At the same time, taken together, the artisan products, and particularly their packaging, can give you the willies. With all that label cross talk—We’re more Brooklyn than thou! More handcrafted! More “consciously” sourced!—we get more than we barter for. You only think you’re just buying a jar of artisan pickles. Suddenly, by association, you’re one of those people packing a ukulele into your $130 Fjällräven rucksack, swinging by Bierkraft to pick up a growler of Flying Dog Raging Bitch Belgian IPA, and riding the G to Greenpoint to take part in a late-night hootenanny in a former stapler factory. But what if you’re not one of those people? Or actually, what if you are one of those people, and one of the things that makes you one of those people is your acute allergy to feeling like one of any kind of people? Maybe you believe bullying is bad, and appreciate the virtues of yoga, and are a moderately environmentally responsible citizen, but you also feel uncomfortable having something in your shopping cart that is ostentatiously palimpsested with as many political slogans as a seventies guitar case. And as great as those pickles may taste, maybe you find it kind of objectively embarrassing, and possibly inexcusable, to spend $14 on them. Maybe. But that granola is pretty fucking awesome.

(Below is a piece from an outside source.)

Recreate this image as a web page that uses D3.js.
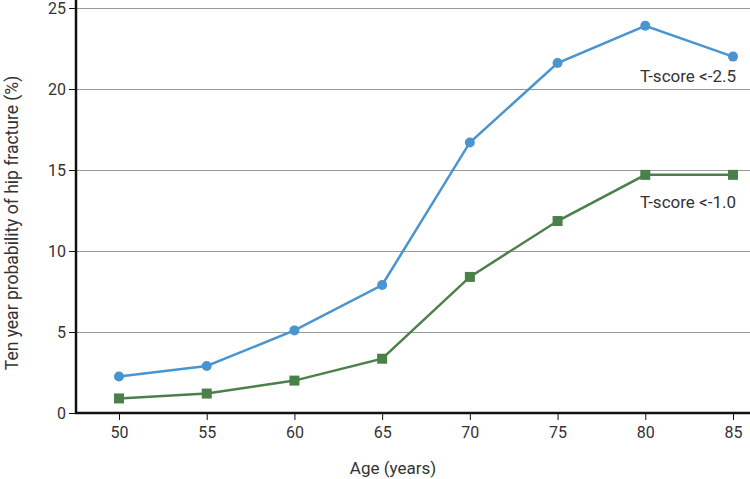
<!DOCTYPE html>
<html>
<head>
<meta charset="utf-8">
<script src="https://cdn.jsdelivr.net/npm/d3@7"></script>
<style>
  body { margin: 0; background: #fff; }
  svg text { font-family: "Roboto", sans-serif; fill: #333; }
  .grid line { stroke: #999; stroke-width: 1; }
  .axis path, .axis line { stroke: #111; }
</style>
</head>
<body>
<div id="chart"></div>
<script>
// Data
var ages = [50, 55, 60, 65, 70, 75, 80, 85];
var tscore25 = [2.25, 2.9, 5.1, 7.9, 16.7, 21.6, 23.9, 22.0];
var tscore10 = [0.9, 1.2, 2.0, 3.35, 8.4, 11.85, 14.7, 14.7];
var yTicks = [0, 5, 10, 15, 20, 25];

var width = 750, height = 479;

var svg = d3.select("#chart")
    .append("svg")
    .attr("width", width)
    .attr("height", height);

var x = d3.scaleLinear().domain([50, 85]).range([119, 733]);
var y = d3.scaleLinear().domain([0, 25]).range([413, 8]);

// Horizontal gridlines
svg.append("g")
    .attr("class", "grid")
    .selectAll("line")
    .data(yTicks.filter(function (d) { return d > 0; }))
    .enter()
    .append("line")
    .attr("x1", 77)
    .attr("x2", width)
    .attr("y1", function (d) { return y(d) + 0.5; })
    .attr("y2", function (d) { return y(d) + 0.5; });

// Y axis
var yAxis = svg.append("g")
    .attr("class", "axis")
    .attr("transform", "translate(76,0)")
    .call(d3.axisLeft(y).tickValues(yTicks).tickSize(7).tickSizeOuter(0));
yAxis.select(".domain").attr("stroke-width", 2.5).attr("d", "M0," + (y(0) + 1) + "V0");
yAxis.selectAll("text").style("font-size", "16px").attr("x", -10);

// X axis
var xAxis = svg.append("g")
    .attr("class", "axis")
    .attr("transform", "translate(0," + y(0) + ")")
    .call(d3.axisBottom(x).tickValues(ages).tickSize(7).tickSizeOuter(0));
xAxis.select(".domain").attr("stroke-width", 2.5).attr("d", "M75,0H" + width);
xAxis.selectAll("text").style("font-size", "16px").attr("y", 14);

// Axis titles
svg.append("text")
    .attr("x", 393)
    .attr("y", 474)
    .attr("text-anchor", "middle")
    .style("font-size", "17px")
    .text("Age (years)");

svg.append("text")
    .attr("transform", "translate(18,223) rotate(-90)")
    .attr("text-anchor", "middle")
    .style("font-size", "17.5px")
    .text("Ten year probability of hip fracture (%)");

// Lines
var line = d3.line()
    .x(function (d, i) { return x(ages[i]); })
    .y(function (d) { return y(d); });

svg.append("path")
    .datum(tscore10)
    .attr("fill", "none")
    .attr("stroke", "#4b804a")
    .attr("stroke-width", 2.5)
    .attr("d", line);

svg.append("path")
    .datum(tscore25)
    .attr("fill", "none")
    .attr("stroke", "#4a94d0")
    .attr("stroke-width", 2.5)
    .attr("d", line);

// Markers
svg.selectAll(".sq")
    .data(tscore10)
    .enter()
    .append("rect")
    .attr("x", function (d, i) { return x(ages[i]) - 5; })
    .attr("y", function (d) { return y(d) - 5; })
    .attr("width", 10)
    .attr("height", 10)
    .attr("fill", "#4b804a");

svg.selectAll(".dot")
    .data(tscore25)
    .enter()
    .append("circle")
    .attr("cx", function (d, i) { return x(ages[i]); })
    .attr("cy", function (d) { return y(d); })
    .attr("r", 5)
    .attr("fill", "#4a94d0");

// Series labels
svg.append("text")
    .attr("x", 736)
    .attr("y", 82)
    .attr("text-anchor", "end")
    .style("font-size", "17px")
    .text("T-score <-2.5");

svg.append("text")
    .attr("x", 736)
    .attr("y", 208)
    .attr("text-anchor", "end")
    .style("font-size", "17px")
    .text("T-score <-1.0");
</script>
</body>
</html>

There is the twee comedy of eating Brooklynishly, and then there’s the twee sincerity of producing Brooklynishly: wide-eyed entrepreneurs slogging through the nitty-gritty of business-building. The word artisan, shopworn as it may be, is usually not, actually, an affectation.
One product By Brooklyn used to carry was Maiden Preserves jam. It came in a beautiful jar. Alison Roman and Eva Scofield were co-workers at the Williamsburg outpost of Momofuku Milk Bar, the David Chang dessertery. Roman was a sous-chef; Scofield’s job title was “Etc.” Both were itching to do something on their own, and when Milk Bar got its own table at the Brooklyn Flea, Kings County’s favorite artisanal trading post, in early 2011, chef Christina Tosi said that any employees with their own project could sell through the Milk Bar table. “I said, ‘Let’s make jam,’ ” Roman remembers. “ ‘Wouldn’t it be cool?’ ” Tosi let them use the Milk Bar kitchen during off-hours, and each of the women kicked in a couple of hundred dollars for ingredients and materials. “We came up with a name and got everything together fast,” Roman says. “We were flying by the seat of our pants.”
They were going to make jam differently. They would use fresh organic fruit and make all the jam themselves. They would offer unusual flavors: vanilla-lemon, grapefruit-hibiscus. Most of all, Roman had her heart set on using one particular jar, a sublime amalgam of glass, rubber, and steel made by a German company called Weck. They were expensive—$1.85 wholesale per jar, compared with others costing about 60 cents each—but Roman and Scofield figured the jars would differentiate their product. “They’re very well-made, adorable, and crazy expensive,” Roman says.
Everything seemed to go well at first. The jam was delicious. The packaging was lovely. The women retailed their jam for $7, until people told them they should charge more and they raised the price to $9. “ ‘Handmade in Brooklyn with local fruit’—that’s all you had to say for some people,” Scofield says. “They’d say, ‘We’ll take eight.’ ” Williamsburg retailer Bedford Cheese Shop picked them up. The Vanderbilt, a fashionable bar and restaurant in Prospect Heights, started using their jam in a cocktail after Scofield, coming in for her shift as a waitress, gave a jar to the bartender. West Elm wanted to carry them. Gilt Groupe asked for samples. The women were navigating a well-trod artisan path from hobbyist daydream to entrepreneurial venture, seeming to slalom effortlessly between Brooklyn’s small-is-good ideology and the growth imperative.